::: GIVEN DATA

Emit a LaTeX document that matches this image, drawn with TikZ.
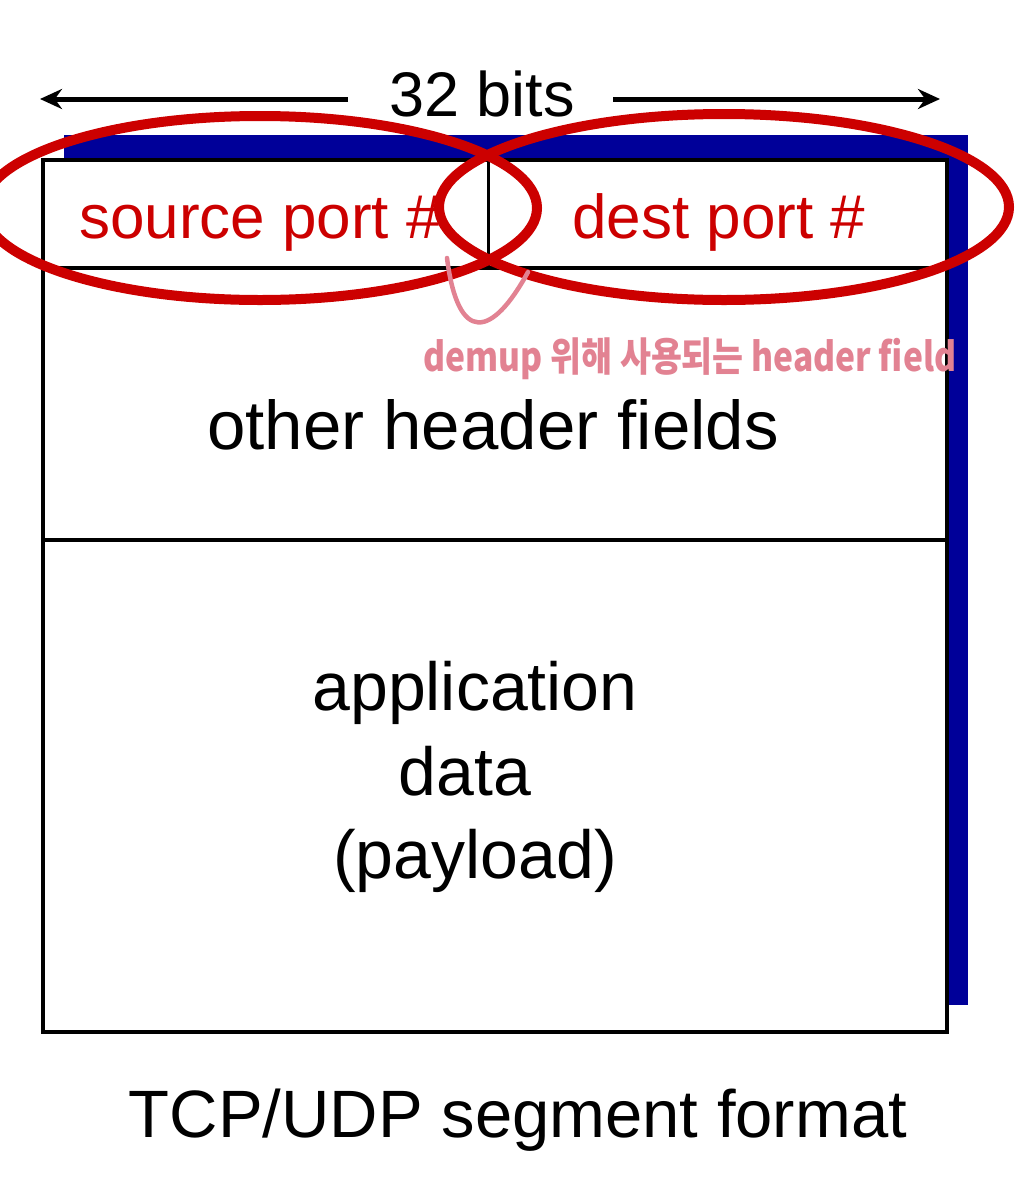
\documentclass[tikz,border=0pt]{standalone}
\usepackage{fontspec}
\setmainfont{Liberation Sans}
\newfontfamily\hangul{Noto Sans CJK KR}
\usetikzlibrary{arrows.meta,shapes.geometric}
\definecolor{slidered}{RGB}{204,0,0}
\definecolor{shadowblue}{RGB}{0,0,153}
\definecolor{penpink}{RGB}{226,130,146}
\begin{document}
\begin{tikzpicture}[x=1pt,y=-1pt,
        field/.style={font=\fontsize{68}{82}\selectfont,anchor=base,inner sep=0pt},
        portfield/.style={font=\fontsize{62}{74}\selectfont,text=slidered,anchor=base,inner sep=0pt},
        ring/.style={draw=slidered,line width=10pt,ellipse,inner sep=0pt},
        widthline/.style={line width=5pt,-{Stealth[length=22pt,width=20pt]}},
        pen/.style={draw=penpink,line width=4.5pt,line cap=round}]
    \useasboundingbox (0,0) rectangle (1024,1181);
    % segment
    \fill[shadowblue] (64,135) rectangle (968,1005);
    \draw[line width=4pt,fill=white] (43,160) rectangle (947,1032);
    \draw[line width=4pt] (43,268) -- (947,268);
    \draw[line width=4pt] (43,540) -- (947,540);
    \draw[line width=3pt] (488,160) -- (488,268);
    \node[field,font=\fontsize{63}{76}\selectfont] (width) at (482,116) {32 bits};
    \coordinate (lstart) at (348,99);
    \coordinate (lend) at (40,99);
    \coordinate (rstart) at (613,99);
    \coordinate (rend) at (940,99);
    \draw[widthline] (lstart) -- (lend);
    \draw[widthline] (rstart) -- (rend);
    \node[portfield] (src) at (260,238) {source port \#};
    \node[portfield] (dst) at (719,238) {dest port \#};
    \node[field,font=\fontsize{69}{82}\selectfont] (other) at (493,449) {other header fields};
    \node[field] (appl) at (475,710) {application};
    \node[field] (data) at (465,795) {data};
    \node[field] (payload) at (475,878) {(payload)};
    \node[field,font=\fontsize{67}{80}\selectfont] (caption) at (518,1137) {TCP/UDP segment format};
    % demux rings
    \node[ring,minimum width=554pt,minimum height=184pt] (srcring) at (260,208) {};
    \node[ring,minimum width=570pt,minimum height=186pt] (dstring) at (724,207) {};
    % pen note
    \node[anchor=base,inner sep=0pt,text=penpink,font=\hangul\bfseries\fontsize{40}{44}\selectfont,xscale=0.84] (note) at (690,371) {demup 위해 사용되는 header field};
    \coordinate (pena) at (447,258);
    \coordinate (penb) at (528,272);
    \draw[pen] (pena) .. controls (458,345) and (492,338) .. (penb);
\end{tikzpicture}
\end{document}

::::::

WHAT THE TASK REQUIRES
Omit any images, then output the listing exactly.

CORRECT RESULT
Emit a LaTeX document that matches this image, drawn with TikZ.
\documentclass[tikz,border=0pt]{standalone}
\usepackage{fontspec}
\setmainfont{Liberation Sans}
\newfontfamily\hangul{Noto Sans CJK KR}
\usetikzlibrary{arrows.meta,shapes.geometric}
\definecolor{slidered}{RGB}{204,0,0}
\definecolor{shadowblue}{RGB}{0,0,153}
\definecolor{penpink}{RGB}{226,130,146}
\begin{document}
\begin{tikzpicture}[x=1pt,y=-1pt,
        field/.style={font=\fontsize{68}{82}\selectfont,anchor=base,inner sep=0pt},
        portfield/.style={font=\fontsize{62}{74}\selectfont,text=slidered,anchor=base,inner sep=0pt},
        ring/.style={draw=slidered,line width=10pt,ellipse,inner sep=0pt},
        widthline/.style={line width=5pt,-{Stealth[length=22pt,width=20pt]}},
        pen/.style={draw=penpink,line width=4.5pt,line cap=round}]
    \useasboundingbox (0,0) rectangle (1024,1181);
    % segment
    \fill[shadowblue] (64,135) rectangle (968,1005);
    \draw[line width=4pt,fill=white] (43,160) rectangle (947,1032);
    \draw[line width=4pt] (43,268) -- (947,268);
    \draw[line width=4pt] (43,540) -- (947,540);
    \draw[line width=3pt] (488,160) -- (488,268);
    \node[field,font=\fontsize{63}{76}\selectfont] (width) at (482,116) {32 bits};
    \coordinate (lstart) at (348,99);
    \coordinate (lend) at (40,99);
    \coordinate (rstart) at (613,99);
    \coordinate (rend) at (940,99);
    \draw[widthline] (lstart) -- (lend);
    \draw[widthline] (rstart) -- (rend);
    \node[portfield] (src) at (260,238) {source port \#};
    \node[portfield] (dst) at (719,238) {dest port \#};
    \node[field,font=\fontsize{69}{82}\selectfont] (other) at (493,449) {other header fields};
    \node[field] (appl) at (475,710) {application};
    \node[field] (data) at (465,795) {data};
    \node[field] (payload) at (475,878) {(payload)};
    \node[field,font=\fontsize{67}{80}\selectfont] (caption) at (518,1137) {TCP/UDP segment format};
    % demux rings
    \node[ring,minimum width=554pt,minimum height=184pt] (srcring) at (260,208) {};
    \node[ring,minimum width=570pt,minimum height=186pt] (dstring) at (724,207) {};
    % pen note
    \node[anchor=base,inner sep=0pt,text=penpink,font=\hangul\bfseries\fontsize{40}{44}\selectfont,xscale=0.84] (note) at (690,371) {demup 위해 사용되는 header field};
    \coordinate (pena) at (447,258);
    \coordinate (penb) at (528,272);
    \draw[pen] (pena) .. controls (458,345) and (492,338) .. (penb);
\end{tikzpicture}
\end{document}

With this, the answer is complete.